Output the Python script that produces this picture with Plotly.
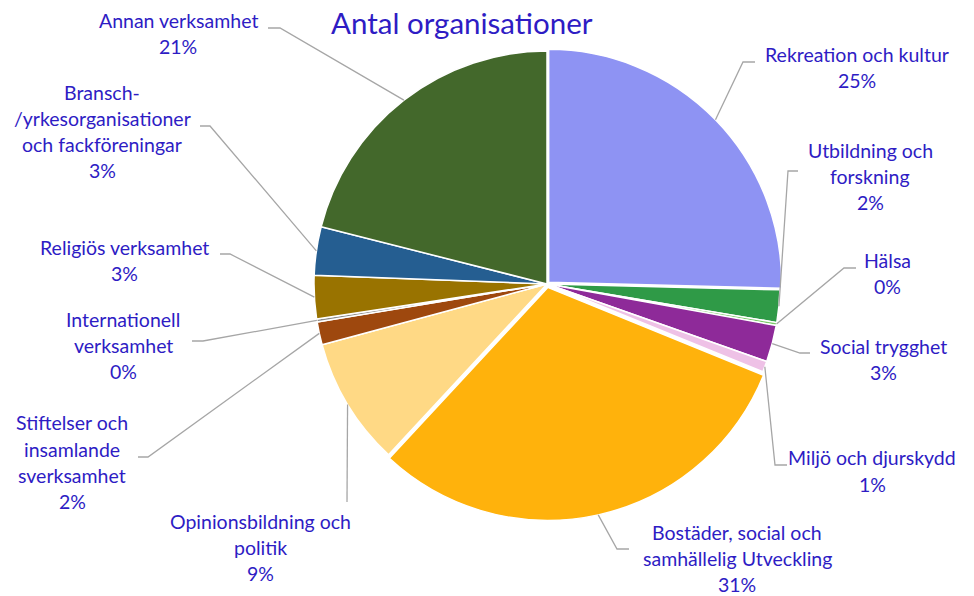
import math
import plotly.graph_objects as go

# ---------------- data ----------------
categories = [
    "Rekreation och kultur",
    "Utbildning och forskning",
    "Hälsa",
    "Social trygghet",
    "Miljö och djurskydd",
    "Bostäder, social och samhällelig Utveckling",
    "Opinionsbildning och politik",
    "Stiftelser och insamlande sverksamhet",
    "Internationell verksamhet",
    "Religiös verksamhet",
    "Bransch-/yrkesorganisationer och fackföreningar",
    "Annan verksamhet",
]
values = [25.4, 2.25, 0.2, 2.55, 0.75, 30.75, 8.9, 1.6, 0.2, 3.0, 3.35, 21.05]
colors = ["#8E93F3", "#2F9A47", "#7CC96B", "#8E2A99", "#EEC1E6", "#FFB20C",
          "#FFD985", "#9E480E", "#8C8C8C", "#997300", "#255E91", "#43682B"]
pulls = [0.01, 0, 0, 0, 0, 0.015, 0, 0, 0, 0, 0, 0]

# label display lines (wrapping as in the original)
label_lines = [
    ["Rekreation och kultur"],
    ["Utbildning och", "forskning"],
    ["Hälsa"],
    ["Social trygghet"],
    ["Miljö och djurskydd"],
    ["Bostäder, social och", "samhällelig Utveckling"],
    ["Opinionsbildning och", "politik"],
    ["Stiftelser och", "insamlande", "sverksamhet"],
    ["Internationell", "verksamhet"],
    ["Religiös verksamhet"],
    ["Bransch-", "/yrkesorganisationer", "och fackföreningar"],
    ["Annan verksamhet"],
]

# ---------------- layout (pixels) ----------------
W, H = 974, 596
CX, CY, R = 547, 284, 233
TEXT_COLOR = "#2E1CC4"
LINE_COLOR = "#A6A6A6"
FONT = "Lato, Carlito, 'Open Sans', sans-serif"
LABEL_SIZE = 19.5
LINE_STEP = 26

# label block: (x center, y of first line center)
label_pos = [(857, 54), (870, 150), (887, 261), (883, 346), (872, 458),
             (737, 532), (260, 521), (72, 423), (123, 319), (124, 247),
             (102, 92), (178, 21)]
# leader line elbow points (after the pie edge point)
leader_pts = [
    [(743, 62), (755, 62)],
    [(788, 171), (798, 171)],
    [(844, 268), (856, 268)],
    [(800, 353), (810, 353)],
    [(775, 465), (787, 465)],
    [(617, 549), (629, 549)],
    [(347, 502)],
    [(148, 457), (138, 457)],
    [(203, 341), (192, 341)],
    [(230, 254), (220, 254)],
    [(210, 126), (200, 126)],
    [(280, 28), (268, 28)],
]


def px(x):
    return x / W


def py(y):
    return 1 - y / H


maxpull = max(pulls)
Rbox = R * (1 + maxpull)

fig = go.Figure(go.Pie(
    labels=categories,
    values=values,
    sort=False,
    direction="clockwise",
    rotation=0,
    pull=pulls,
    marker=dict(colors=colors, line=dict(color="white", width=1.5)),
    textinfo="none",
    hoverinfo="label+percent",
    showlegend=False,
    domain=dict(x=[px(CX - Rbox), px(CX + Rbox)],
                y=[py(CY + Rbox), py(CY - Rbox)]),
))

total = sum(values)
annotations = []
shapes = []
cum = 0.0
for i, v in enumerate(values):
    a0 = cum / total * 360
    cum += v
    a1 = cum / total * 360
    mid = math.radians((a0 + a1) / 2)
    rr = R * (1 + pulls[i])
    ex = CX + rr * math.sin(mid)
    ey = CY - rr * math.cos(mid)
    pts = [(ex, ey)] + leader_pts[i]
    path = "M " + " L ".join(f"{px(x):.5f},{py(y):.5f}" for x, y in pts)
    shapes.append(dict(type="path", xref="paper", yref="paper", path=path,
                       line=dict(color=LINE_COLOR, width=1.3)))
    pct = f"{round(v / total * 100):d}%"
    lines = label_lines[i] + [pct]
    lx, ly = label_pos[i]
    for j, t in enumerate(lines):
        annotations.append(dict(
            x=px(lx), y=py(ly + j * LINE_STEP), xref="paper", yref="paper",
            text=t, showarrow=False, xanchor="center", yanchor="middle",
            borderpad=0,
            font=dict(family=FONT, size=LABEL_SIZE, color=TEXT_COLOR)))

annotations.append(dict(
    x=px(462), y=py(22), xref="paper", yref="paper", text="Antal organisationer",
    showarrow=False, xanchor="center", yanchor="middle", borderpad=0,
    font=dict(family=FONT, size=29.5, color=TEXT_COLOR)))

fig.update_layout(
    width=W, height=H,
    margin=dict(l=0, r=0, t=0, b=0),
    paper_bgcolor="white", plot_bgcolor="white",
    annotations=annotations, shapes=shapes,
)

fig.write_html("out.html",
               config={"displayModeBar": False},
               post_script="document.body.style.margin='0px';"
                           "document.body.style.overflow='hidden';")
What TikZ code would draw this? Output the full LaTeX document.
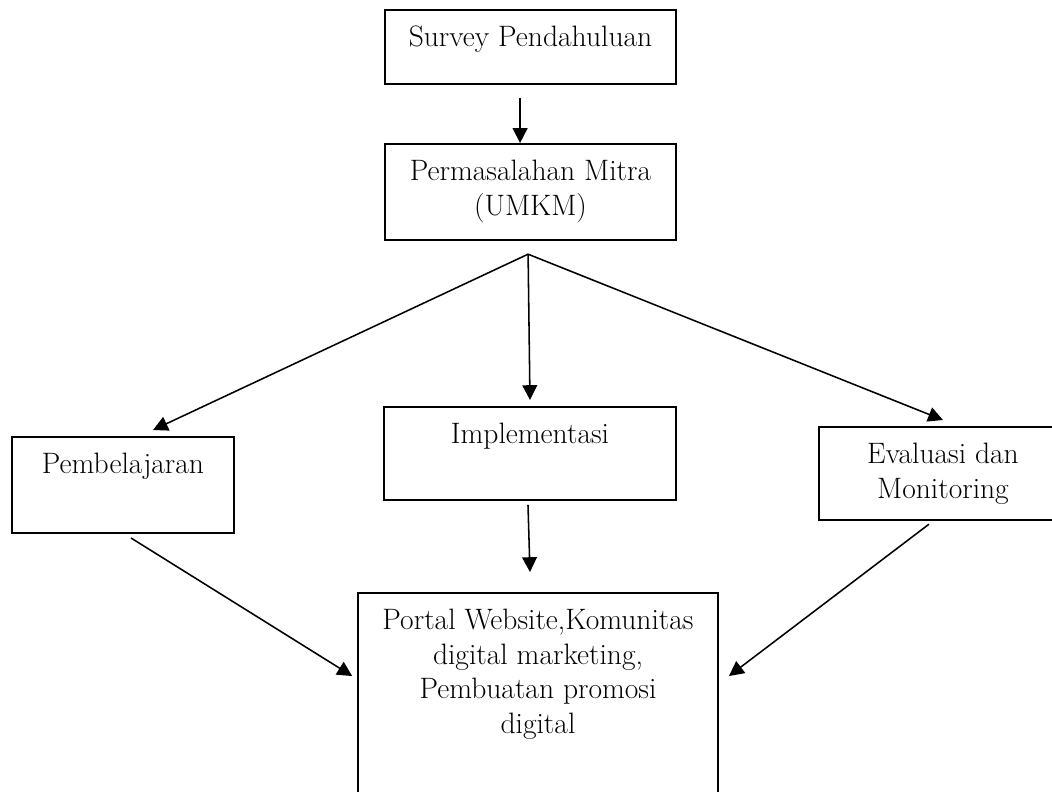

• Task directions:
Pictures are excluded; output everything else in the data verbatim.

• Task output:
Output the Python script that produces this picture with Plotly.
import math
import plotly.graph_objects as go

# ---------------- data ----------------
categories = [
    "Rekreation och kultur",
    "Utbildning och forskning",
    "Hälsa",
    "Social trygghet",
    "Miljö och djurskydd",
    "Bostäder, social och samhällelig Utveckling",
    "Opinionsbildning och politik",
    "Stiftelser och insamlande sverksamhet",
    "Internationell verksamhet",
    "Religiös verksamhet",
    "Bransch-/yrkesorganisationer och fackföreningar",
    "Annan verksamhet",
]
values = [25.4, 2.25, 0.2, 2.55, 0.75, 30.75, 8.9, 1.6, 0.2, 3.0, 3.35, 21.05]
colors = ["#8E93F3", "#2F9A47", "#7CC96B", "#8E2A99", "#EEC1E6", "#FFB20C",
          "#FFD985", "#9E480E", "#8C8C8C", "#997300", "#255E91", "#43682B"]
pulls = [0.01, 0, 0, 0, 0, 0.015, 0, 0, 0, 0, 0, 0]

# label display lines (wrapping as in the original)
label_lines = [
    ["Rekreation och kultur"],
    ["Utbildning och", "forskning"],
    ["Hälsa"],
    ["Social trygghet"],
    ["Miljö och djurskydd"],
    ["Bostäder, social och", "samhällelig Utveckling"],
    ["Opinionsbildning och", "politik"],
    ["Stiftelser och", "insamlande", "sverksamhet"],
    ["Internationell", "verksamhet"],
    ["Religiös verksamhet"],
    ["Bransch-", "/yrkesorganisationer", "och fackföreningar"],
    ["Annan verksamhet"],
]

# ---------------- layout (pixels) ----------------
W, H = 974, 596
CX, CY, R = 547, 284, 233
TEXT_COLOR = "#2E1CC4"
LINE_COLOR = "#A6A6A6"
FONT = "Lato, Carlito, 'Open Sans', sans-serif"
LABEL_SIZE = 19.5
LINE_STEP = 26

# label block: (x center, y of first line center)
label_pos = [(857, 54), (870, 150), (887, 261), (883, 346), (872, 458),
             (737, 532), (260, 521), (72, 423), (123, 319), (124, 247),
             (102, 92), (178, 21)]
# leader line elbow points (after the pie edge point)
leader_pts = [
    [(743, 62), (755, 62)],
    [(788, 171), (798, 171)],
    [(844, 268), (856, 268)],
    [(800, 353), (810, 353)],
    [(775, 465), (787, 465)],
    [(617, 549), (629, 549)],
    [(347, 502)],
    [(148, 457), (138, 457)],
    [(203, 341), (192, 341)],
    [(230, 254), (220, 254)],
    [(210, 126), (200, 126)],
    [(280, 28), (268, 28)],
]


def px(x):
    return x / W


def py(y):
    return 1 - y / H


maxpull = max(pulls)
Rbox = R * (1 + maxpull)

fig = go.Figure(go.Pie(
    labels=categories,
    values=values,
    sort=False,
    direction="clockwise",
    rotation=0,
    pull=pulls,
    marker=dict(colors=colors, line=dict(color="white", width=1.5)),
    textinfo="none",
    hoverinfo="label+percent",
    showlegend=False,
    domain=dict(x=[px(CX - Rbox), px(CX + Rbox)],
                y=[py(CY + Rbox), py(CY - Rbox)]),
))

total = sum(values)
annotations = []
shapes = []
cum = 0.0
for i, v in enumerate(values):
    a0 = cum / total * 360
    cum += v
    a1 = cum / total * 360
    mid = math.radians((a0 + a1) / 2)
    rr = R * (1 + pulls[i])
    ex = CX + rr * math.sin(mid)
    ey = CY - rr * math.cos(mid)
    pts = [(ex, ey)] + leader_pts[i]
    path = "M " + " L ".join(f"{px(x):.5f},{py(y):.5f}" for x, y in pts)
    shapes.append(dict(type="path", xref="paper", yref="paper", path=path,
                       line=dict(color=LINE_COLOR, width=1.3)))
    pct = f"{round(v / total * 100):d}%"
    lines = label_lines[i] + [pct]
    lx, ly = label_pos[i]
    for j, t in enumerate(lines):
        annotations.append(dict(
            x=px(lx), y=py(ly + j * LINE_STEP), xref="paper", yref="paper",
            text=t, showarrow=False, xanchor="center", yanchor="middle",
            borderpad=0,
            font=dict(family=FONT, size=LABEL_SIZE, color=TEXT_COLOR)))

annotations.append(dict(
    x=px(462), y=py(22), xref="paper", yref="paper", text="Antal organisationer",
    showarrow=False, xanchor="center", yanchor="middle", borderpad=0,
    font=dict(family=FONT, size=29.5, color=TEXT_COLOR)))

fig.update_layout(
    width=W, height=H,
    margin=dict(l=0, r=0, t=0, b=0),
    paper_bgcolor="white", plot_bgcolor="white",
    annotations=annotations, shapes=shapes,
)

fig.write_html("out.html",
               config={"displayModeBar": False},
               post_script="document.body.style.margin='0px';"
                           "document.body.style.overflow='hidden';")
What TikZ code would draw this? Output the full LaTeX document.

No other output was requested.